安丝菌素为美登木素类抗生素，具有极强的抗肿瘤活性。该类化合物的抗体耦联药物在治疗乳腺癌中效果卓著，已经通过美国FDA的认证。目前，安丝菌素产生菌发酵产量太低的现状，不仅严重制约了抗体药物的大规模开发，而且导致了患者使用成本极高。 因此，本项目拟以安丝菌素产生菌为材料，以其生物合成途径中限制因子的系统解析与改造为切入点。通过代谢途径优化或引入异源高效合成系统，提升生物合成中所需前体物和底物的供给；进一步中断分流底物的基因簇；然后，使用底物喂养策略发掘后修饰中的限制因素，进行定向消除；在利用调控元件优化配置，提高基因簇中功能基因的转录水平的基础之上，全面解析安丝菌素高产的分子机理。最后，合理整合相关的高产因素，利用代谢工程和合成生物学方法定向优化安丝菌素生物合成途径，建立安丝菌素发酵过程中的环境应答评估体系，完善工程菌的发酵工艺，实现其发酵产量的大幅跃升，为安丝菌素抗体药物的开发提供保障。

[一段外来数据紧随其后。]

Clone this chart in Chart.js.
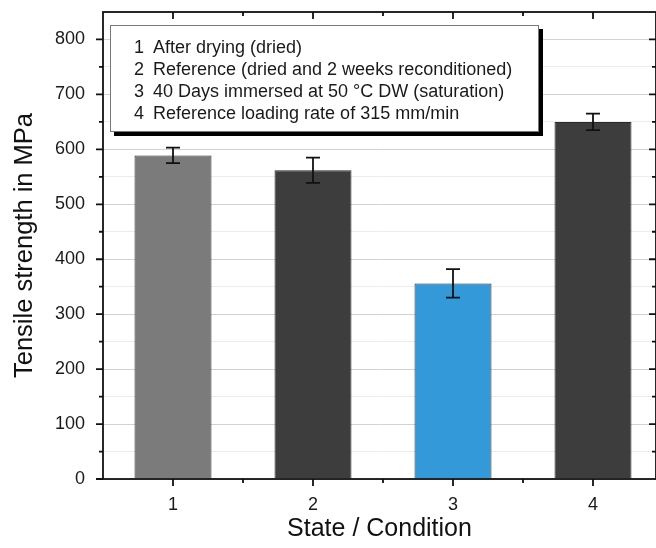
<!DOCTYPE html>
<html>
<head>
<meta charset="utf-8">
<script src="https://cdn.jsdelivr.net/npm/chart.js@4/dist/chart.umd.min.js"></script>
<style>
  html, body { margin: 0; padding: 0; background: #fff; }
  #wrap { width: 656px; height: 548px; }
</style>
</head>
<body>
<div id="wrap"><canvas id="chart"></canvas></div>
<script>
// data
const states = [1, 2, 3, 4];
const strength = [589, 562, 356, 650];
const strengthErr = [14, 23, 26, 15];
const barColors = ['#7b7b7b', '#3d3d3d', '#3399d9', '#3d3d3d'];
const legendNumbers = ['1', '2', '3', '4'];
const legendLines = [
  'After drying (dried)',
  'Reference (dried and 2 weeks reconditioned)',
  '40 Days immersed at 50 \u00b0C DW (saturation)',
  'Reference loading rate of 315 mm/min'
];

const FONT = 'Arial, "Liberation Sans", sans-serif';
Chart.defaults.font.family = FONT;
Chart.defaults.color = '#1a1a1a';

// error bars drawn through the scales
const errorBars = {
  id: 'errorBars',
  afterDatasetsDraw(chart) {
    const { ctx, scales: { x, y } } = chart;
    ctx.save();
    ctx.strokeStyle = '#111';
    ctx.lineWidth = 1.8;
    states.forEach((s, i) => {
      const px = x.getPixelForValue(s);
      const top = y.getPixelForValue(strength[i] + strengthErr[i]);
      const bot = y.getPixelForValue(strength[i] - strengthErr[i]);
      ctx.beginPath();
      ctx.moveTo(px, top); ctx.lineTo(px, bot);
      ctx.moveTo(px - 7, top); ctx.lineTo(px + 7, top);
      ctx.moveTo(px - 7, bot); ctx.lineTo(px + 7, bot);
      ctx.stroke();
    });
    ctx.restore();
  }
};

// box frame with ticks on all four sides (outer on left/bottom, inner on top/right)
const frame = {
  id: 'frame',
  afterDraw(chart) {
    const { ctx, chartArea: a, scales: { x, y } } = chart;
    ctx.save();
    ctx.strokeStyle = '#111';
    ctx.lineWidth = 1.8;
    ctx.strokeRect(a.left, a.top, a.right - a.left, a.bottom - a.top);
    ctx.beginPath();
    const xMarks = [];
    states.forEach(s => { xMarks.push([s, 7]); xMarks.push([s + 0.5, 4]); });
    xMarks.forEach(([v, len]) => {
      if (v <= x.min || v >= x.max) return;
      const px = x.getPixelForValue(v);
      ctx.moveTo(px, a.bottom); ctx.lineTo(px, a.bottom + len);
      ctx.moveTo(px, a.top); ctx.lineTo(px, a.top + len);
    });
    y.ticks.forEach(t => {
      if (t.value <= y.min || t.value >= y.max) return;
      const py = y.getPixelForValue(t.value);
      const len = t.value % 100 === 0 ? 7 : 4;
      ctx.moveTo(a.left, py); ctx.lineTo(a.left - len, py);
      ctx.moveTo(a.right, py); ctx.lineTo(a.right - len, py);
    });
    // zero tick on the left
    const p0 = y.getPixelForValue(0);
    ctx.moveTo(a.left, p0); ctx.lineTo(a.left - 7, p0);
    ctx.stroke();
    ctx.restore();
  }
};

// text box in the upper left of the plot
const noteBox = {
  id: 'noteBox',
  afterDraw(chart) {
    const { ctx, chartArea: a } = chart;
    const left = a.left + 7, top = a.top + 13, w = 429, h = 107;
    ctx.save();
    ctx.fillStyle = '#000';
    ctx.fillRect(left + 4, top + 4, w, h);
    ctx.fillStyle = '#fff';
    ctx.fillRect(left, top, w, h);
    ctx.strokeStyle = '#777';
    ctx.lineWidth = 1;
    ctx.strokeRect(left + 0.5, top + 0.5, w - 1, h - 1);
    ctx.fillStyle = '#1a1a1a';
    ctx.font = '18px ' + FONT;
    ctx.textBaseline = 'alphabetic';
    legendLines.forEach((txt, i) => {
      const by = top + 27.5 + i * 22.3;
      ctx.fillText(legendNumbers[i], left + 24, by);
      ctx.fillText(txt, left + 43, by);
    });
    ctx.restore();
  }
};

new Chart(document.getElementById('chart'), {
  type: 'bar',
  data: {
    datasets: [{
      data: states.map((s, i) => ({ x: s, y: strength[i] })),
      backgroundColor: barColors,
      borderColor: '#2a2a2a',
      borderWidth: 1,
      categoryPercentage: 1,
      barPercentage: 0.55
    }]
  },
  options: {
    responsive: true,
    maintainAspectRatio: false,
    animation: false,
    layout: { padding: { top: 12, right: 0, left: 0, bottom: 0 } },
    plugins: { legend: { display: false }, tooltip: { enabled: false } },
    scales: {
      x: {
        type: 'linear',
        offset: false,
        min: 0.5,
        max: 4.45,
        grid: { display: false, drawTicks: false, offset: false },
        border: { display: false },
        ticks: {
          stepSize: 1,
          autoSkip: false,
          padding: 15,
          font: { size: 18 },
          callback: v => Number.isInteger(v) ? v : ''
        },
        // keep only the category ticks so the bar width follows their spacing
        afterBuildTicks: s => { s.ticks = s.ticks.filter(t => states.includes(t.value)); },
        title: {
          display: true,
          text: 'State / Condition',
          font: { size: 25 },
          color: '#111',
          padding: { top: 0, bottom: 4 }
        },
        afterFit: s => { s.height = 69; s.paddingLeft = 0; s.paddingRight = 0; }
      },
      y: {
        min: 0,
        max: 850,
        grid: {
          drawTicks: false,
          lineWidth: 1,
          color: c => (c.tick && c.tick.value % 100 === 0) ? '#d2d2d2' : '#ececec'
        },
        border: { display: false },
        ticks: {
          stepSize: 50,
          autoSkip: false,
          padding: 18,
          font: { size: 18 },
          callback: v => v % 100 === 0 ? v : ''
        },
        title: {
          display: true,
          text: 'Tensile strength in MPa',
          font: { size: 25.5 },
          color: '#111',
          padding: { top: 10, bottom: 0 }
        },
        afterFit: s => { s.width = 103; s.paddingTop = 0; s.paddingBottom = 0; }
      }
    }
  },
  plugins: [errorBars, frame, noteBox]
});
</script>
</body>
</html>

安丝菌素为美登木素类抗生素，具有极强的抗肿瘤活性。该类化合物的抗体耦联药物在治疗乳腺癌中效果卓著，已经通过美国FDA的认证。目前，安丝菌素产生菌发酵产量太低的现状，不仅严重制约了抗体药物的大规模开发，而且导致了患者使用成本极高。. 因此，本项目以安丝菌素产生菌为材料，以其生物合成途径中限制因子的系统解析与改造为切入点。系统优化了安丝菌素的发酵条件，详细测定了A. pretiosum ATCC 31280 精细基因组序列，开展了该菌株的比较基因组学研究，构建了前体相关的中心碳代谢网络，进行了A. pretiosum ATCC31280-RNA-Seq 转录组测定及其强启动子的筛选。在系统构建安丝菌素生物合成中体检积累的相关突变株的基础上，优化了安丝菌素生物合成前体底物的获得策略，实现了目标产物的快速制备。建立了通过安丝菌素生物合成中间体的喂养体系，实现了快速发掘其生物合成限速步骤和安丝菌素产生菌快速遗传改造的方法 。经过系统的探索，发现了安丝菌素生物合成底物替代的规律，建立了各种生物合成单元所供给途径的定向优化的体系，并通过敲除A. pretiosum ATCC31280菌株中的竞争PKS 途径提高AP-3的产量，全面解析安丝菌素高产的分子机理。最后，合理整合相关的高产因素，利用代谢工程和合成生物学方法定向优化安丝菌素生物合成途径，完善工程菌的发酵工艺，实现其发酵产量的大幅跃升，为安丝菌素抗体药物的开发提供保障。